The Application of Bernoulli and the St. Petersburg Paradox to Risk Assessment & SONG AGM

The Application of Bernoulli and the St. Petersburg Paradox to Risk Assessment & SONG AGM
  • Date From 14th June 2018
  • Date To 14th June 2018

Overview

How does a decision maker choose to act? When there is no uncertainty the answer is straight forward. Select the act that yields the highest payoff. But when the events are uncertain the act that yields the greatest payoff for one event may yield the lower payoff than a competing act for some other event.

For over 30 years risk assessment in the Oil and Gas industry has been based on the execution of QRA as a formal and systematic approach to estimating the likelihood and consequences of hazardous events, and expressing the results quantitatively as risk to people, the environment or the business. It also has been applied to assess the robustness and validity of quantitative results, by identifying critical assumptions and risk driving elements. Are there better approaches to decision making?

The St.
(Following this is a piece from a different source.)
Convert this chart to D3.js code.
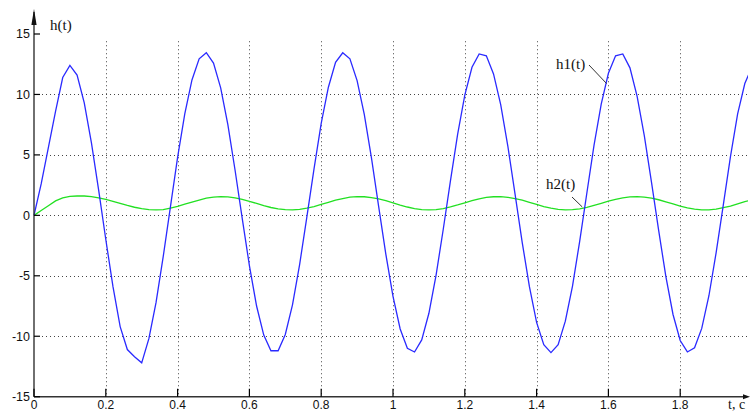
<!DOCTYPE html>
<html>
<head>
<meta charset="utf-8">
<script src="https://cdn.jsdelivr.net/npm/d3@7"></script>
<style>
  html, body { margin: 0; padding: 0; background: #fff; }
  svg { display: block; }
</style>
</head>
<body>
<svg id="chart" width="750" height="412"></svg>
<script>
// ---- data ----
const tStep = 0.02;
const tValues = d3.range(0, 101).map(i => +(i * tStep).toFixed(2));
const h1 = [0, 2.6, 5.6, 8.6, 11.4, 12.4, 11.6, 9.3, 6.0, 2.1,
  -2.0, -5.9, -9.2, -11.1, -11.7, -12.2, -10.2, -7.2, -3.4, 0.7,
  4.8, 8.4, 11.2, 12.95, 13.45, 12.6, 10.55, 7.5, 3.75, -0.25,
  -4.15, -7.5, -9.9, -11.2, -11.2, -9.85, -7.4, -4.05, -0.15, 3.85,
  7.6, 10.6, 12.65, 13.45, 12.95, 11.15, 8.35, 4.75, 0.75, -3.2,
  -6.7, -9.4, -11.0, -11.3, -10.3, -8.1, -4.95, -1.15, 2.85, 6.7,
  9.95, 12.25, 13.35, 13.2, 11.7, 9.15, 5.7, 1.75, -2.25, -5.9,
  -8.85, -10.7, -11.35, -10.7, -8.75, -5.85, -2.15, 1.85, 5.8, 9.2,
  11.75, 13.2, 13.35, 12.2, 9.85, 6.6, 2.75, -1.25, -5.05, -8.2,
  -10.35, -11.3, -10.95, -9.35, -6.65, -3.1, 0.85, 4.85, 8.4, 10.9,
  12.3];
const h2 = [0, 0.4, 0.8, 1.2, 1.45, 1.57, 1.6, 1.6, 1.55, 1.45,
  1.32, 1.16, 0.99, 0.82, 0.67, 0.55, 0.47, 0.45, 0.47, 0.6,
  0.75, 0.92, 1.1, 1.26, 1.42, 1.51, 1.55, 1.53, 1.45, 1.32,
  1.16, 0.99, 0.81, 0.65, 0.54, 0.47, 0.45, 0.5, 0.59, 0.73,
  0.9, 1.08, 1.25, 1.39, 1.5, 1.55, 1.54, 1.47, 1.36, 1.21,
  1.03, 0.85, 0.69, 0.56, 0.48, 0.45, 0.48, 0.56, 0.7, 0.86,
  1.04, 1.21, 1.36, 1.48, 1.54, 1.55, 1.49, 1.39, 1.25, 1.08,
  0.9, 0.73, 0.59, 0.49, 0.45, 0.47, 0.54, 0.66, 0.82, 0.99,
  1.17, 1.33, 1.45, 1.53, 1.55, 1.51, 1.42, 1.29, 1.12, 0.94,
  0.77, 0.62, 0.51, 0.46, 0.46, 0.52, 0.63, 0.77, 0.95, 1.13,
  1.29];
const xTicks = [0, 0.2, 0.4, 0.6, 0.8, 1, 1.2, 1.4, 1.6, 1.8];
const yTicks = [-15, -10, -5, 0, 5, 10, 15];
const xGrid = [0.2, 0.4, 0.6, 0.8, 1, 1.2, 1.4, 1.6, 1.8];
const yGrid = [-10, -5, 0, 5, 10];
const labels = { y: "h(t)", x: "t, c", s1: "h1(t)", s2: "h2(t)" };

// ---- scales ----
const svg = d3.select("#chart");
const x = d3.scaleLinear().domain([0, 2]).range([34, 752]);
const y = d3.scaleLinear().domain([-15, 15]).range([396.7, 34]);
const axisColor = "#333";
const sans = "'Liberation Sans', Arial, sans-serif";
const serif = "'Liberation Serif', 'Times New Roman', serif";

// grid
const grid = svg.append("g").attr("stroke", "#444").attr("stroke-width", 1)
  .attr("stroke-dasharray", "1,3");
grid.selectAll("line.v").data(xGrid).join("line").attr("class", "v")
  .attr("x1", d => Math.round(x(d)) + 0.5).attr("x2", d => Math.round(x(d)) + 0.5)
  .attr("y1", y(14.4)).attr("y2", y(-15));
grid.selectAll("line.h").data(yGrid).join("line").attr("class", "h")
  .attr("x1", x(0) + 8).attr("x2", 748)
  .attr("y1", d => Math.round(y(d)) + 0.5).attr("y2", d => Math.round(y(d)) + 0.5);

// series
const data = tValues.map((t, i) => ({ t, a: h1[i], b: h2[i] }));
svg.append("clipPath").attr("id", "plotclip").append("rect")
  .attr("x", 0).attr("y", 0).attr("width", 748).attr("height", 412);
const series = svg.append("g").attr("clip-path", "url(#plotclip)");
series.append("path").datum(data)
  .attr("fill", "none").attr("stroke", "#22e022").attr("stroke-width", 1.3)
  .attr("d", d3.line().x(d => x(d.t)).y(d => y(d.b)));
series.append("path").datum(data)
  .attr("fill", "none").attr("stroke", "#2a2aff").attr("stroke-width", 1.3)
  .attr("d", d3.line().x(d => x(d.t)).y(d => y(d.a)));

// axes
const ax = svg.append("g");
ax.append("line").attr("x1", x(0)).attr("x2", x(0)).attr("y1", y(-15)).attr("y2", 12)
  .attr("stroke", axisColor).attr("stroke-width", 1.4);
ax.append("path").attr("d", `M${x(0)},9 L${x(0) - 2.6},25 L${x(0) + 2.6},25 Z`)
  .attr("fill", "#111");
ax.append("line").attr("x1", x(0)).attr("x2", 746).attr("y1", y(-15)).attr("y2", y(-15))
  .attr("stroke", axisColor).attr("stroke-width", 1.4);
ax.append("path").attr("d", `M750,${y(-15)} L743,${y(-15) - 2.5} L743,${y(-15) + 2.5} Z`)
  .attr("fill", "#111");

// y ticks + labels
ax.selectAll("line.yt").data(yTicks).join("line").attr("class", "yt")
  .attr("x1", x(0)).attr("x2", x(0) + 6)
  .attr("y1", d => y(d)).attr("y2", d => y(d))
  .attr("stroke", "#000").attr("stroke-width", 1.2);
ax.selectAll("text.yl").data(yTicks).join("text").attr("class", "yl")
  .attr("x", 30).attr("y", d => y(d) + 4.3)
  .attr("text-anchor", "end").attr("font-family", sans).attr("font-size", 12.5)
  .attr("fill", "#111").text(d => d);

// x ticks + labels
ax.selectAll("line.xt").data(xTicks).join("line").attr("class", "xt")
  .attr("x1", d => x(d)).attr("x2", d => x(d))
  .attr("y1", y(-15)).attr("y2", y(-15) - 8)
  .attr("stroke", "#000").attr("stroke-width", 1.2);
ax.selectAll("text.xl").data(xTicks).join("text").attr("class", "xl")
  .attr("x", d => x(d)).attr("y", 409)
  .attr("text-anchor", "middle").attr("font-family", sans).attr("font-size", 12)
  .attr("fill", "#111").text(d => d);

// axis titles
svg.append("text").attr("x", 50).attr("y", 30).attr("font-family", serif)
  .attr("font-size", 15).attr("fill", "#111").text(labels.y);
svg.append("text").attr("x", 728).attr("y", 409).attr("font-family", serif)
  .attr("font-size", 14).attr("fill", "#111").text(labels.x);

// series annotations
const ann = svg.append("g");
ann.append("line").attr("x1", 589).attr("y1", 65).attr("x2", x(1.595)).attr("y2", y(10.9))
  .attr("stroke", "#333").attr("stroke-width", 1);
ann.append("text").attr("x", 556).attr("y", 69).attr("font-family", serif)
  .attr("font-size", 15).attr("fill", "#111").text(labels.s1);
ann.append("line").attr("x1", 572).attr("y1", 197).attr("x2", x(1.527)).attr("y2", y(0.7))
  .attr("stroke", "#333").attr("stroke-width", 1);
ann.append("text").attr("x", 546).attr("y", 189).attr("font-family", serif)
  .attr("font-size", 15).attr("fill", "#111").text(labels.s2);
</script>
</body>
</html>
Petersburg paradox is a paradox related to probability and decision theory in economics. The St. Petersburg paradox is a situation where a naive decision criterion which takes only the expected value into account predicts a course of action that presumably no actual person would be willing to take. Several resolutions are possible.

The paradox takes its name from its resolution by Daniel Bernoulli, the same Bernoulli as the originator of the fluid equation.

Speaker

Charles Bradley - WorleyParsons

Charles has a PhD in Chemical Engineering, obtained for research with the UK HSE in risk Assessment and is a member of the IChemE. He has 30 years’ experience, predominantly in the Oil, Gas, Nuclear and Power Industries as well as in Insurance related risk assessment. He currently works as the Chief Safety and Risk Engineer for WP.